Structural and electronic properties of oxide surfaces and interfaces: an ab-initio study

Metal oxide low dimensional structures are an important class of nanomaterials with unique properties and useful functionalities that are attractive for a variety of applications ranging from electronics to biomedicine and energy conversion. In this thesis DFT calculations are performed for two different classes of metal oxides low dimensional structures. The first class of systems which will be considered concerns the clean and defected zinc oxide non polar surfaces. The study is aimed to elucidate the thermodynamic and kinetic stability of the clean surface against the formation and diffusion of oxygen vacancies. At variance with other oxide materials and ZnO surfaces with different orientation, we show that, under exposure to molecular oxygen in the gas phase, no significant amounts of oxygen vacancies can be sustained by the surface, in agreement with recent Scanning Tunnelling Microscope (STM) observations.

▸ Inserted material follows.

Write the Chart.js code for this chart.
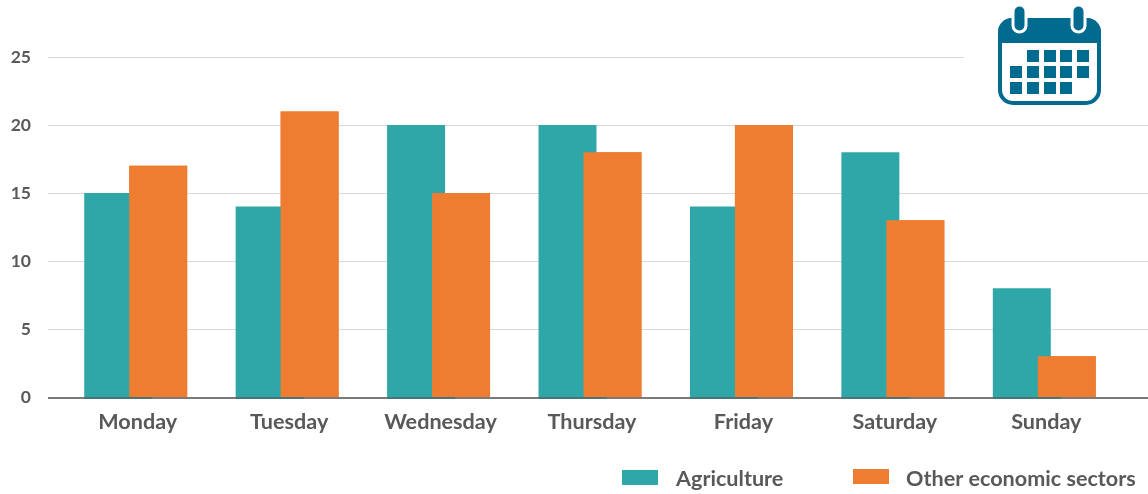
<!DOCTYPE html>
<html>
<head>
<meta charset="utf-8">
<script src="https://cdn.jsdelivr.net/npm/chart.js@4"></script>
<style>
    html, body { margin: 0; padding: 0; background: #fff; overflow: hidden; }
    #box { position: relative; width: 1148px; height: 494px; }
    #icone { position: absolute; left: 964px; top: 0; background: #fff; }
</style>
</head>
<body>
<div id="box">
    <canvas id="grafico" width="1148" height="494"></canvas>
    <svg id="icone" width="184" height="110" viewBox="964 0 184 110">
        <rect x="1000" y="20" width="99" height="83" rx="13" fill="#fff" stroke="#006b8f" stroke-width="4"/>
        <path d="M998 43V32a14 14 0 0 1 14-14h75a14 14 0 0 1 14 14v11z" fill="#006b8f"/>
        <rect x="1013" y="5" width="13" height="27" rx="6.5" fill="#006b8f" stroke="#fff" stroke-width="3"/>
        <rect x="1072" y="5" width="13" height="27" rx="6.5" fill="#006b8f" stroke="#fff" stroke-width="3"/>
        <g fill="#006b8f">
            <rect x="1027" y="50" width="12" height="12"/><rect x="1044" y="50" width="12" height="12"/><rect x="1060" y="50" width="12" height="12"/><rect x="1077" y="50" width="12" height="12"/>
            <rect x="1010" y="66" width="12" height="12"/><rect x="1027" y="66" width="12" height="12"/><rect x="1044" y="66" width="12" height="12"/><rect x="1060" y="66" width="12" height="12"/><rect x="1077" y="66" width="12" height="12"/>
            <rect x="1010" y="82" width="12" height="12"/><rect x="1027" y="82" width="12" height="12"/><rect x="1044" y="82" width="12" height="12"/><rect x="1060" y="82" width="12" height="12"/>
        </g>
    </svg>
</div>
<script>
const dias = ["Monday", "Tuesday", "Wednesday", "Thursday", "Friday", "Saturday", "Sunday"];
const agricultura = [15, 14, 20, 20, 14, 18, 8];
const outrosSetores = [17, 21, 15, 18, 20, 13, 3];
const ticksY = [0, 5, 10, 15, 20, 25];

const corTexto = "#595959";
const fonte = "Lato";

// Linhas de grade mais largas que a area do grafico, e barra laranja por cima da verde
const extras = {
    id: "extras",
    beforeDatasetsDraw(chart) {
        const ctx = chart.ctx;
        const y = chart.scales.y;
        ctx.save();
        ctx.strokeStyle = "#d9d9d9";
        ctx.lineWidth = 1;
        y.ticks.forEach(t => {
            const py = Math.round(y.getPixelForValue(t.value)) + 0.5;
            ctx.beginPath();
            ctx.moveTo(48, py);
            ctx.lineTo(1148, py);
            ctx.stroke();
        });
        ctx.restore();
    },
    afterDatasetsDraw(chart) {
        chart.getDatasetMeta(1).controller.draw();
        const ctx = chart.ctx;
        const py = Math.round(chart.scales.y.getPixelForValue(0));
        ctx.save();
        ctx.fillStyle = "#7a7a7a";
        ctx.fillRect(48, py, 1100, 2);
        // Filete escuro sob cada barra verde, como no original
        ctx.fillStyle = "#4c7476";
        chart.getDatasetMeta(0).data.forEach(b => {
            ctx.fillRect(b.x - b.width / 2, py, 68, 2);
        });
        ctx.restore();
    },
    afterDraw(chart) {
        // Legenda: a do Chart.js nao deixa ajustar o espaco entre caixa e texto
        const ctx = chart.ctx;
        const itens = [
            { ds: 0, x: 622, y: 470, tx: 676 },
            { ds: 1, x: 853, y: 469, tx: 906 }
        ];
        ctx.save();
        ctx.font = "700 21.6px " + fonte;
        ctx.textBaseline = "middle";
        itens.forEach(i => {
            const d = chart.data.datasets[i.ds];
            ctx.fillStyle = d.backgroundColor;
            ctx.fillRect(i.x, i.y, 36, 15);
            ctx.fillStyle = corTexto;
            ctx.fillText(d.label, i.tx, 479);
        });
        ctx.restore();
    }
};

new Chart(document.getElementById("grafico").getContext("2d"), {
    type: "bar",
    data: {
        labels: dias,
        datasets: [
            { label: "Agriculture", data: agricultura, backgroundColor: "#2fa6a8", categoryPercentage: 0.594, barPercentage: 1.289 },
            { label: "Other economic sectors", data: outrosSetores, backgroundColor: "#ee7d31", categoryPercentage: 0.594, barPercentage: 1.289 }
        ]
    },
    options: {
        responsive: false,
        animation: false,
        layout: { padding: { top: 57, right: 28, left: 0, bottom: 0 } },
        plugins: { legend: { display: false }, tooltip: { enabled: false } },
        scales: {
            x: {
                afterFit: s => { s.height = 97; },
                grid: { display: false },
                border: { display: false },
                ticks: { color: corTexto, font: { family: fonte, size: 21.6, weight: "700" }, padding: 4, maxRotation: 0, labelOffset: 2 }
            },
            y: {
                min: 0,
                max: 25,
                afterFit: s => { s.width = 60; },
                afterBuildTicks: s => { s.ticks = ticksY.map(v => ({ value: v })); },
                grid: { display: false },
                border: { display: false },
                ticks: { color: corTexto, font: { family: fonte, size: 17.5, weight: "700" }, padding: 21 }
            }
        }
    },
    plugins: [extras]
});
</script>
</body>
</html>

However, our calculations show also that under ultrahigh vacuum and high temperature conditions, the observation of oxygen vacancies might be possible. We characterize the defected surfaces electronic and structural properties as a function of the position of the defect with respect to the surface and discuss the diffusion paths of such defects both parallel and across the surface. The second class of metal oxides nanostructures that we have investigated in this thesis is represented by STO-anatase interface. We report on first principles calculations of the properties of the epitaxial STO-anatase heterojunction, with an emphasis on the electronic band profile and lineup at the interface. The valence and conduction band offsets are calculated as a function of the number of anatase layers deposited onto the STO, as well as of the position of an oxygen vacancy with respect to the interface. It is shown that the presence of oxygen vacancies in the STO is a way to effectively lower the barrier heights at the interface. Our results are in agreement with recent experiments reporting nearly zero band offsets.